──────── RECORD EXCERPTS ────────

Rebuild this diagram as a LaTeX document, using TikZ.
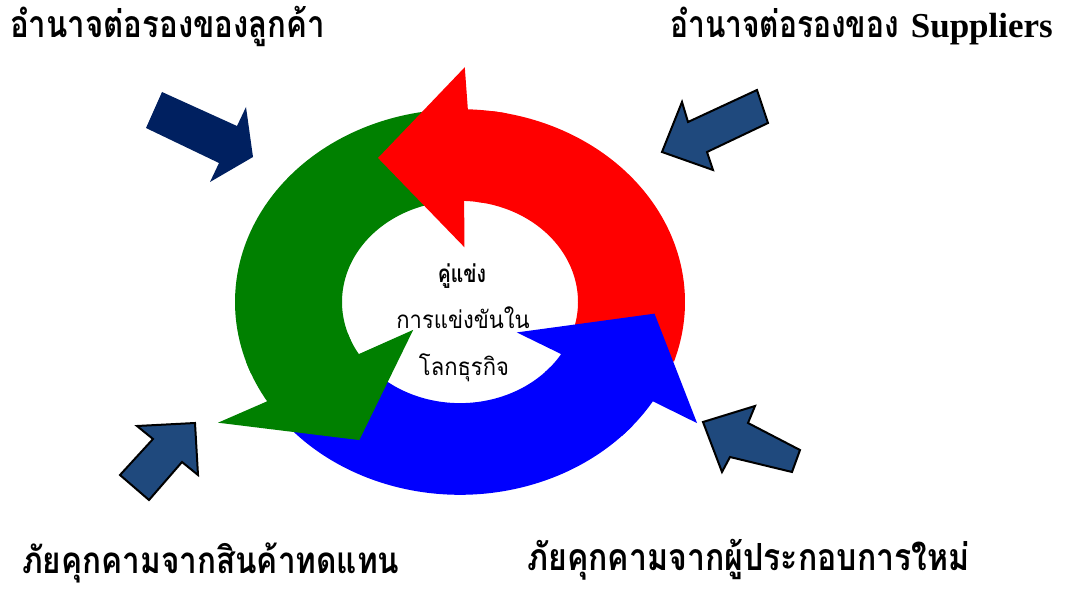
\documentclass[tikz,border=0pt]{standalone}
\usepackage{graphicx}
\usepackage{fontspec}
\newfontfamily\thaifont[Script=Thai]{Loma}
\newfontfamily\latserif{Liberation Serif}
\definecolor{navyc}{HTML}{002060}
\definecolor{sidec}{HTML}{1F497D}
\definecolor{redc}{HTML}{FF0000}
\definecolor{greenc}{HTML}{008000}
\definecolor{bluec}{HTML}{0000FF}
\newcommand\ringbody[3]{%
  \fill[#1] plot[domain=#2:#3,samples=80] ({225*cos(\x)},{225*sin(\x)})
    -- plot[domain=#3:#2,samples=80] ({118*cos(\x)},{118*sin(\x)}) -- cycle;}
\tikzset{
  sidearrow/.style={fill=sidec, draw=black, line width=2pt, line join=miter},
  navyarrow/.style={fill=navyc},
  biglabel/.style={inner sep=0pt, font=\thaifont\bfseries\fontsize{34}{34}\selectfont},
  midlabel/.style={inner sep=0pt, font=\thaifont\fontsize{22}{22}\selectfont},
}
\begin{document}
\begin{tikzpicture}[x=1pt,y=-1pt]
\useasboundingbox (0,0) rectangle (1065,591);
\fill[white] (0,0) rectangle (1065,591);
\begin{scope}[shift={(460,302)}, yscale=-0.857]
  % bodies
  \ringbody{redc}{-18}{82}
  \ringbody{greenc}{97}{202}
  \ringbody{bluec}{220}{320}
  % heads
  \fill[redc] plot[domain=78:88,samples=10] ({225*cos(\x)},{225*sin(\x)})
     -- (89:274) -- (116:187) -- (86:64) -- (88:118)
     -- plot[domain=88:78,samples=10] ({118*cos(\x)},{118*sin(\x)}) -- cycle;
  \fill[greenc] plot[domain=198:211,samples=10] ({225*cos(\x)},{225*sin(\x)})
     -- (210.2:280) -- (238:190) -- (214.8:57) -- (211:118)
     -- plot[domain=211:198,samples=10] ({118*cos(\x)},{118*sin(\x)}) -- cycle;
  \fill[bluec] plot[domain=316:329,samples=10] ({225*cos(\x)},{225*sin(\x)})
     -- (329.2:276) -- (356:195) -- (328:67) -- (329:118)
     -- plot[domain=329:316,samples=10] ({118*cos(\x)},{118*sin(\x)}) -- cycle;
\end{scope}
% outer block arrows
\fill[navyarrow] (162,92) -- (237,126) -- (246,107) -- (253,157) -- (210,182) -- (219,163) -- (146,128) -- cycle;
\draw[sidearrow] (757,90) -- (768,123) -- (707,152) -- (713,170) -- (662,152) -- (682,102) -- (688,122) -- cycle;
\draw[sidearrow] (195,423) -- (137,426) -- (153,439) -- (120,475) -- (149,500) -- (182,462) -- (198,475) -- cycle;
\draw[sidearrow] (703,422) -- (755,406) -- (748,423) -- (800,450) -- (792,472) -- (730,457) -- (722,472) -- cycle;
% labels
\node[biglabel, anchor=base west] (cust) at (10,38) {\scalebox{0.918}[1.1]{อำนาจต่อรองของลูกค้า}};
\node[biglabel, anchor=base west] (supp) at (670,38) {\scalebox{0.88}[1.1]{อำนาจต่อรองของ}\hspace{12pt}{\latserif\bfseries\fontsize{35}{35}\selectfont Suppliers}};
\node[biglabel, anchor=base west] (subs) at (22,573) {\scalebox{0.926}[1.08]{ภัยคุกคามจากสินค้าทดแทน}};
\node[biglabel, anchor=base west] (newc) at (527,570) {\scalebox{0.942}[1.1]{ภัยคุกคามจากผู้ประกอบการใหม่}};
\node[midlabel, anchor=base, font=\thaifont\bfseries\fontsize{22}{22}\selectfont] (c1) at (462,282) {\scalebox{0.88}[1.1]{คู่แข่ง}};
\node[midlabel, anchor=base] (c2) at (463,328) {\scalebox{1}[1.1]{การแข่งขันใน}};
\node[midlabel, anchor=base] (c3) at (464,375) {\scalebox{1}[1.1]{โลกธุรกิจ}};
\end{tikzpicture}
\end{document}
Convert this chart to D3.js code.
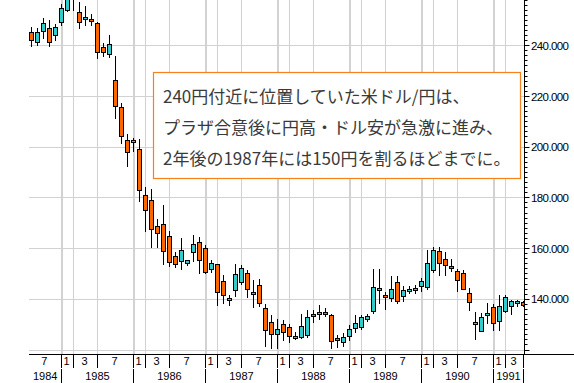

────────

> _TO DO_:
Which lines contain the word "this"? Copy each one.

> _TASK RESULT_:
Rebuild this diagram as a LaTeX document, using TikZ.
Convert this chart to D3.js code.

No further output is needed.